*Goal*. Carry none of the pictures over; write out the complete data exactly.

*Available data*.

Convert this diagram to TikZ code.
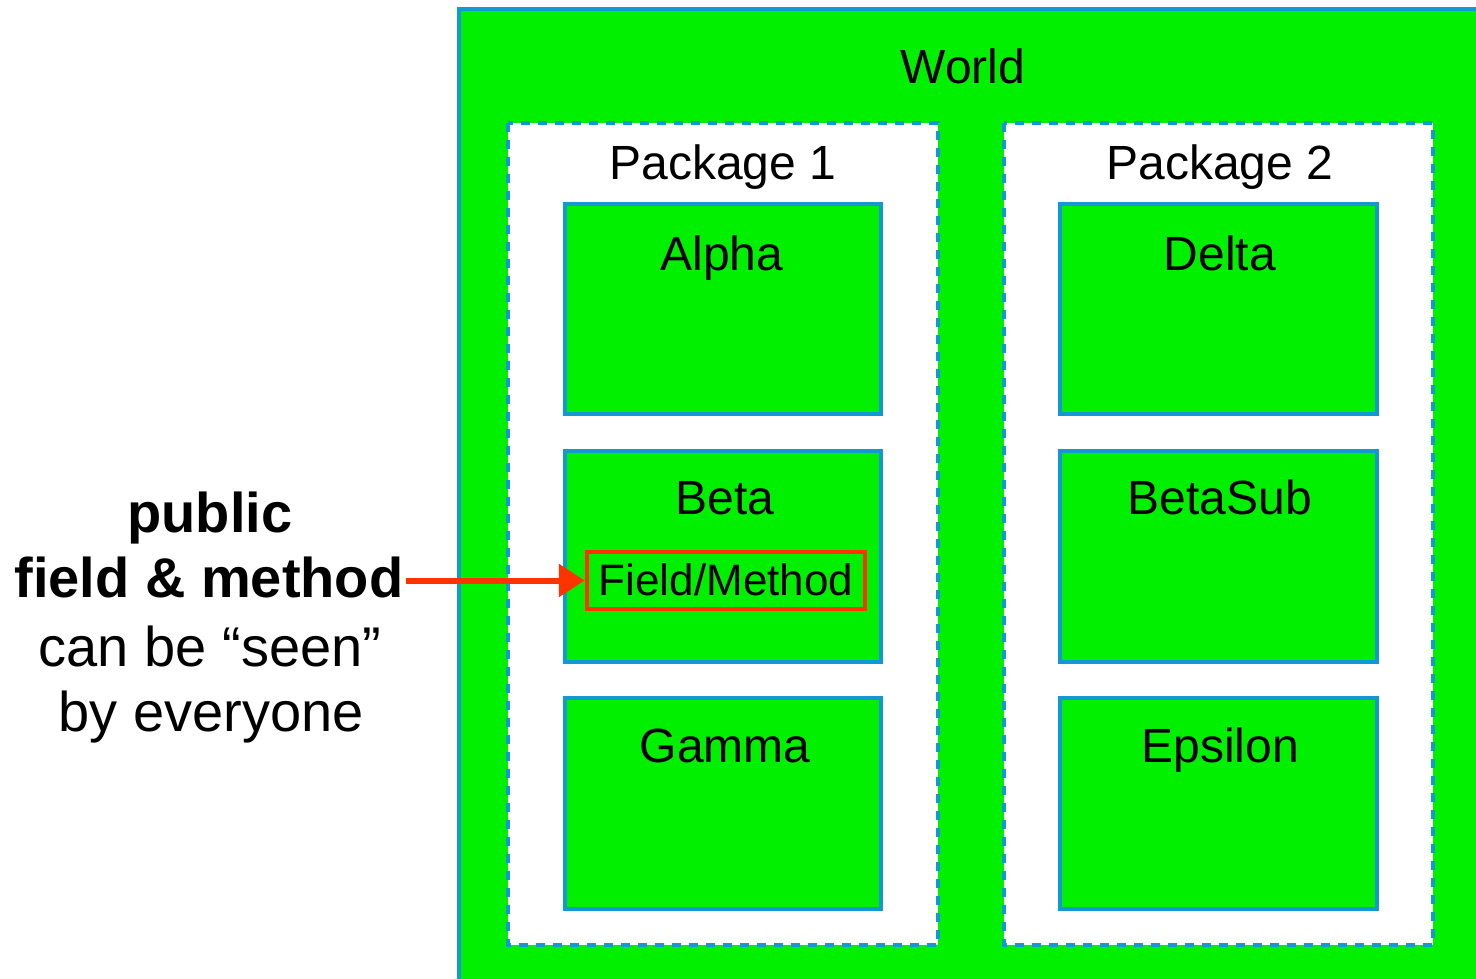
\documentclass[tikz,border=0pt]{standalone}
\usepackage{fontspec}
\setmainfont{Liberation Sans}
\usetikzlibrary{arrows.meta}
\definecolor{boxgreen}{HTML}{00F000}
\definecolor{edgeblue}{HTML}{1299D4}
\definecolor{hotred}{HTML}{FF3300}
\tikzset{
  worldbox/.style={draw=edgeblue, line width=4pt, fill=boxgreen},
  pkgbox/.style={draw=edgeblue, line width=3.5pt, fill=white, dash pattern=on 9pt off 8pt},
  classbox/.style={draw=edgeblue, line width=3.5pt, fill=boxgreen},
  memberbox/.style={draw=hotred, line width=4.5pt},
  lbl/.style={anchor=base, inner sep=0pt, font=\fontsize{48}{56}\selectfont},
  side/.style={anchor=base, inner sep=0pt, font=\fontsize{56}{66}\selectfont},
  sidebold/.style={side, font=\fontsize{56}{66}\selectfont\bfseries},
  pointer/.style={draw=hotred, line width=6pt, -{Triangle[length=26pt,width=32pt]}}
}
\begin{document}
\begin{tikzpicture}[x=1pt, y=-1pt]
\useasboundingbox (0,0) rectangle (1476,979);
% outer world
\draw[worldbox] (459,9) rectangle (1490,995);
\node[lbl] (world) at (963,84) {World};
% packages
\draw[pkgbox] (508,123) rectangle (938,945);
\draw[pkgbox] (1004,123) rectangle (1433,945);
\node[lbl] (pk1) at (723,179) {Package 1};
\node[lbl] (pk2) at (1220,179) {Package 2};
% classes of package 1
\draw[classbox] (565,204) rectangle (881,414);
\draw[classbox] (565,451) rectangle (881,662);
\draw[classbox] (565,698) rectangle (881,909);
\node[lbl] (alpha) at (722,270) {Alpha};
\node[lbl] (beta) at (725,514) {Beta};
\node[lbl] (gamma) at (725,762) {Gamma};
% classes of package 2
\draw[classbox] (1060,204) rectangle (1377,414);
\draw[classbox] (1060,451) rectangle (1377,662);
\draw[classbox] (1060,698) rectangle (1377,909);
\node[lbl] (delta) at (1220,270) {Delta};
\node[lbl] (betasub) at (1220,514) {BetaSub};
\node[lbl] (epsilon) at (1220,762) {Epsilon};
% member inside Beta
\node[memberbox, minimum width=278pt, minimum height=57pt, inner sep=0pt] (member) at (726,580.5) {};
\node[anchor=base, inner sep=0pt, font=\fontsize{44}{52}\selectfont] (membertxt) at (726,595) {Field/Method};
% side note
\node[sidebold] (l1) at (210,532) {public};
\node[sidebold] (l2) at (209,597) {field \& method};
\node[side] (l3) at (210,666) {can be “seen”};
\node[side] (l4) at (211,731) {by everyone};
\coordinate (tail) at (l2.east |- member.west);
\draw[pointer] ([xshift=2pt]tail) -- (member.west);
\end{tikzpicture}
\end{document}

*Complete response*.
Convert this diagram to TikZ code.
\documentclass[tikz,border=0pt]{standalone}
\usepackage{fontspec}
\setmainfont{Liberation Sans}
\usetikzlibrary{arrows.meta}
\definecolor{boxgreen}{HTML}{00F000}
\definecolor{edgeblue}{HTML}{1299D4}
\definecolor{hotred}{HTML}{FF3300}
\tikzset{
  worldbox/.style={draw=edgeblue, line width=4pt, fill=boxgreen},
  pkgbox/.style={draw=edgeblue, line width=3.5pt, fill=white, dash pattern=on 9pt off 8pt},
  classbox/.style={draw=edgeblue, line width=3.5pt, fill=boxgreen},
  memberbox/.style={draw=hotred, line width=4.5pt},
  lbl/.style={anchor=base, inner sep=0pt, font=\fontsize{48}{56}\selectfont},
  side/.style={anchor=base, inner sep=0pt, font=\fontsize{56}{66}\selectfont},
  sidebold/.style={side, font=\fontsize{56}{66}\selectfont\bfseries},
  pointer/.style={draw=hotred, line width=6pt, -{Triangle[length=26pt,width=32pt]}}
}
\begin{document}
\begin{tikzpicture}[x=1pt, y=-1pt]
\useasboundingbox (0,0) rectangle (1476,979);
% outer world
\draw[worldbox] (459,9) rectangle (1490,995);
\node[lbl] (world) at (963,84) {World};
% packages
\draw[pkgbox] (508,123) rectangle (938,945);
\draw[pkgbox] (1004,123) rectangle (1433,945);
\node[lbl] (pk1) at (723,179) {Package 1};
\node[lbl] (pk2) at (1220,179) {Package 2};
% classes of package 1
\draw[classbox] (565,204) rectangle (881,414);
\draw[classbox] (565,451) rectangle (881,662);
\draw[classbox] (565,698) rectangle (881,909);
\node[lbl] (alpha) at (722,270) {Alpha};
\node[lbl] (beta) at (725,514) {Beta};
\node[lbl] (gamma) at (725,762) {Gamma};
% classes of package 2
\draw[classbox] (1060,204) rectangle (1377,414);
\draw[classbox] (1060,451) rectangle (1377,662);
\draw[classbox] (1060,698) rectangle (1377,909);
\node[lbl] (delta) at (1220,270) {Delta};
\node[lbl] (betasub) at (1220,514) {BetaSub};
\node[lbl] (epsilon) at (1220,762) {Epsilon};
% member inside Beta
\node[memberbox, minimum width=278pt, minimum height=57pt, inner sep=0pt] (member) at (726,580.5) {};
\node[anchor=base, inner sep=0pt, font=\fontsize{44}{52}\selectfont] (membertxt) at (726,595) {Field/Method};
% side note
\node[sidebold] (l1) at (210,532) {public};
\node[sidebold] (l2) at (209,597) {field \& method};
\node[side] (l3) at (210,666) {can be “seen”};
\node[side] (l4) at (211,731) {by everyone};
\coordinate (tail) at (l2.east |- member.west);
\draw[pointer] ([xshift=2pt]tail) -- (member.west);
\end{tikzpicture}
\end{document}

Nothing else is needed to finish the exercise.